- Born: May 4, 1909 Stolnik, Kingdom of Bulgaria
- Died: 1985 (age 75-76) Sofia, Bulgaria
- Allegiance: Bulgaria
- Rank: Major General
- Known for: First Commander of the Chavdar Partisan Brigade
- Awards: Order of Saint Alexander
- Alma mater: Communist University of the National Minorities of the West

= Tone Perenovski =

Bulgarian WW2 Partisan

Tone Penkov Perenovski was a participant in the Bulgarian communist resistance movement during World War II, he was the first Commander of the Chavdar Partisan Brigade

== Biography ==
Tone Perenovski was born on May 4, 1909, in the village of Stolnik, near Sofia. He was a member of the BCMA since 1930, and of the BCP since 1931. From 1932 to 1936, he was a political emigrant in the USSR. While in Russia, he graduated from the Communist University of the National Minorities of the West in 1936.

He returned to Bulgaria soon after, though shortly after he arrived, he was convicted of political activity under the CPA. He served his sentence in Sliven Prison.

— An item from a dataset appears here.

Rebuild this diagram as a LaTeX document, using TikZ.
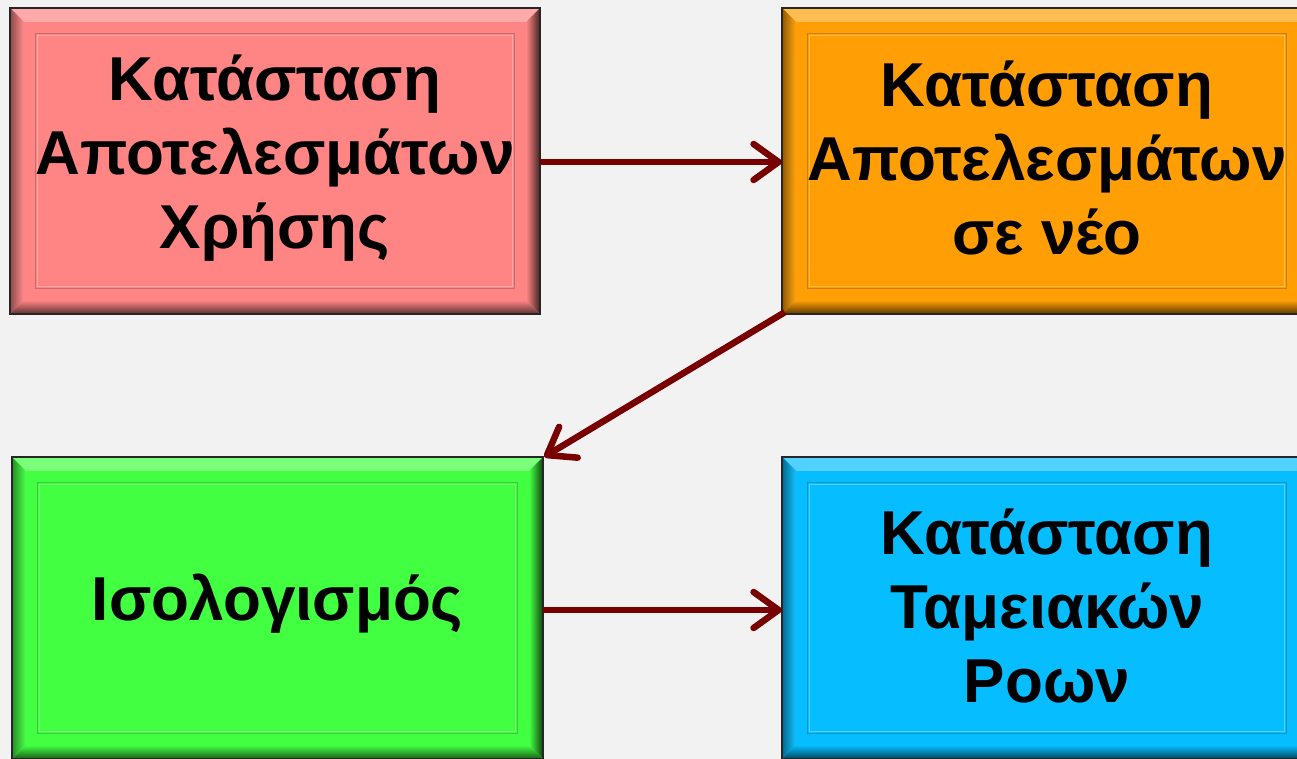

He took part in the communist resistance movement during the Second World War. He was interned in the Krastopole camp, but managed to escape, he then went underground. He became a Partisan in 1942, and participated in the creation of the Chavdar Partisan Brigade, being made the first Commander of the brigade from September 1942 to October 1943.

After the formation of the Fatherland Front on September 9, 1944, he served as a political officer in the BNA, and became the Deputy Commander of the 8th Infantry Division. From November 8, 1944, he was assistant commander of the Fifth Bomber Regiment.

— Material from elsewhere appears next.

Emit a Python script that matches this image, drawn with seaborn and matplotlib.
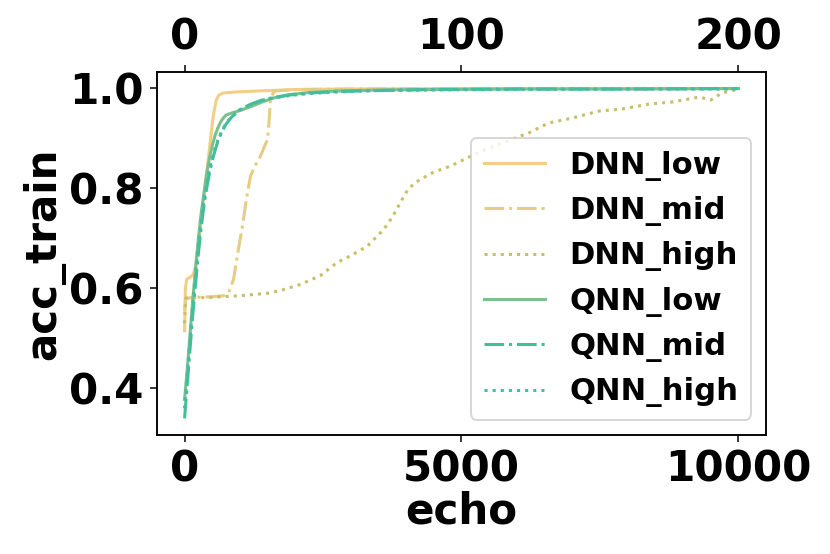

After the end of the Second World War, he was transferred to economic work and became the first deputy chairman of the General Directorate of Roads. In 1969 he was promoted to the rank of Major General of the Reserve. He was a member of the Central Committee of the Bulgarian Communist Party from 1966 to 1976. He was awarded the Order of Saint Alexander, V degree, m.s.